Die Ursprünge der Franziskaner gehen auf das Jahr 1208 zurück, als sich ihre ersten Mitglieder dem heiligen Franziskus anschlossen und ein Leben in Armut, Keuschheit und Gebet führten. Im folgenden Jahr, als ihre Zahl auf zwölf anstieg, reiste Franziskus nach Rom, um Papst Innozenz III. (regierte von 1198 bis 1216) um seine Zustimmung zu bitten. Der Papst willigte ein, und jeder der Brüder legte daraufhin ein Gelübde der Armut, Keuschheit und des Gehorsams ab. Der 16. April 1209 markierte den offiziellen Beginn des Ordens der Minderbrüder.
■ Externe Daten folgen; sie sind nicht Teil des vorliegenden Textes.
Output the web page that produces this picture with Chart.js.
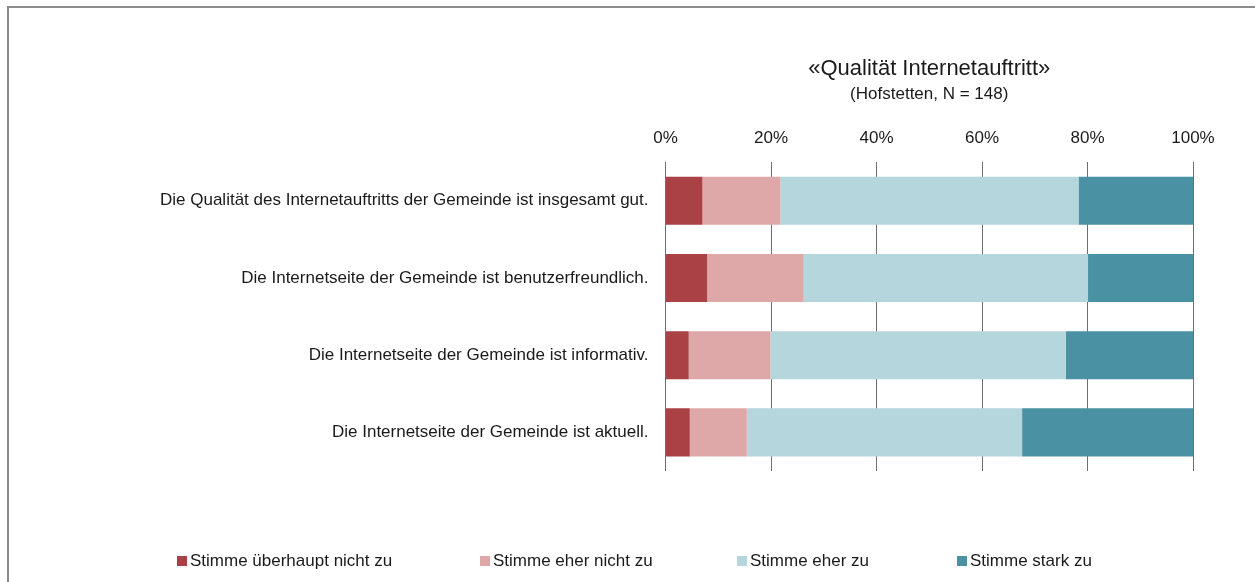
<!DOCTYPE html>
<html>
<head>
<meta charset="utf-8">
<script src="https://cdn.jsdelivr.net/npm/chart.js@4/dist/chart.umd.min.js"></script>
<style>
  html, body { margin: 0; padding: 0; background: #fff; }
  body { width: 1255px; height: 582px; position: relative; overflow: hidden; }
  #frame { position: absolute; left: 7px; top: 6px; width: 1300px; height: 700px;
           border-left: 2px solid #8c8c8c; border-top: 2px solid #8c8c8c; }
  #wrap { position: absolute; left: 0; top: 0; width: 1255px; height: 582px; }
  #legend { position: absolute; top: 551px; left: 0; width: 1255px; height: 22px;
            font-family: 'Liberation Sans Narrow', 'Arial Narrow', 'Liberation Sans', sans-serif;
            font-size: 17px; color: #1a1a1a; }
  .li { position: absolute; top: 0; display: flex; align-items: center; white-space: nowrap; }
  .sw { width: 10px; height: 10px; margin-right: 3px; display: inline-block; }
</style>
</head>
<body>
<div id="frame"></div>
<div id="wrap"><canvas id="c" width="1255" height="582"></canvas></div>
<div id="legend"></div>
<script>
const categories = [
  "Die Qualität des Internetauftritts der Gemeinde ist insgesamt gut.",
  "Die Internetseite der Gemeinde ist benutzerfreundlich.",
  "Die Internetseite der Gemeinde ist informativ.",
  "Die Internetseite der Gemeinde ist aktuell."
];
const seriesNames = ["Stimme überhaupt nicht zu", "Stimme eher nicht zu", "Stimme eher zu", "Stimme stark zu"];
const ueberhauptNicht = [7.0, 7.9, 4.4, 4.6];
const eherNicht = [14.8, 18.3, 15.5, 10.8];
const eherZu = [56.5, 53.9, 56.0, 52.2];
const stark = [21.7, 19.9, 24.1, 32.4];
const tickValues = [0, 20, 40, 60, 80, 100];
const titleText = "«Qualität Internetauftritt»";
const subtitleText = "(Hofstetten, N = 148)";

const colors = ["#aa4245", "#dfa8a8", "#b5d6dc", "#4a91a3"];
const FONT = "'Liberation Sans Narrow', 'Arial Narrow', 'Liberation Sans', sans-serif";
const values = [ueberhauptNicht, eherNicht, eherZu, stark];

const datasets = seriesNames.map((n, i) => ({
  label: n,
  data: values[i],
  backgroundColor: colors[i],
  borderWidth: 0,
  barPercentage: 0.623,
  categoryPercentage: 1.0
}));

new Chart(document.getElementById('c'), {
  type: 'bar',
  data: { labels: categories, datasets },
  options: {
    indexAxis: 'y',
    responsive: false,
    animation: false,
    layout: { padding: { left: 151, right: 62, top: 56, bottom: 111 } },
    plugins: {
      legend: { display: false },
      tooltip: { enabled: false },
      title: {
        display: true, text: titleText, fullSize: false,
        font: { family: FONT, size: 22, weight: 'normal' }, color: '#1a1a1a',
        padding: { top: 0, bottom: 2 }
      },
      subtitle: {
        display: true, text: subtitleText, fullSize: false,
        font: { family: FONT, size: 17, weight: 'normal' }, color: '#1a1a1a',
        padding: { top: 0, bottom: 9 }
      }
    },
    scales: {
      x: {
        position: 'top', stacked: true, min: 0, max: 100,
        afterBuildTicks: (ax) => { ax.ticks = tickValues.map(v => ({ value: v })); },
        ticks: {
          callback: (v) => v + '%', color: '#1a1a1a',
          font: { family: FONT, size: 17 }, padding: 14, maxRotation: 0
        },
        grid: { color: '#6e6e6e', lineWidth: 1, drawTicks: true, tickLength: 0, z: -1 },
        border: { display: false }
      },
      y: {
        stacked: true,
        ticks: { color: '#1a1a1a', font: { family: FONT, size: 17 }, padding: 9 },
        grid: { display: false },
        border: { display: false }
      }
    }
  }
});

const legendPos = [177, 480, 737, 957];
const lg = document.getElementById('legend');
seriesNames.forEach((n, i) => {
  const d = document.createElement('div');
  d.className = 'li';
  d.style.left = legendPos[i] + 'px';
  d.innerHTML = '<span class="sw" style="background:' + colors[i] + '"></span><span></span>';
  d.lastChild.textContent = n;
  lg.appendChild(d);
});
</script>
</body>
</html>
Die frühen Franziskaner waren der Armut sehr verpflichtet und reisten durch die ganze Region, um zu predigen und zu missionieren. Schon bald äußerten einige Frauen unter der Führung der Heiligen Klara von Assisi den Wunsch, Franziskus und seine Anhänger nachzuahmen. Daher wurde 1212 ein Frauenorden mit dem Namen „Arme Damen“ (später Klarissenorden oder Zweiter Orden des Heiligen Franziskus) gegründet. Fast zehn Jahre später verabschiedete eine Gruppe von Laien, die die Prinzipien der Franziskaner nachahmen wollten, ihre eigene Regel. Der Heilige Franziskus verfasste die Regel eigentlich selbst, sie wurde jedoch von Kardinal Ugolino umgeschrieben und schließlich von Papst Honorius III. genehmigt. Diese Laien werden allgemein als Dritter Orden der Franziskaner bezeichnet.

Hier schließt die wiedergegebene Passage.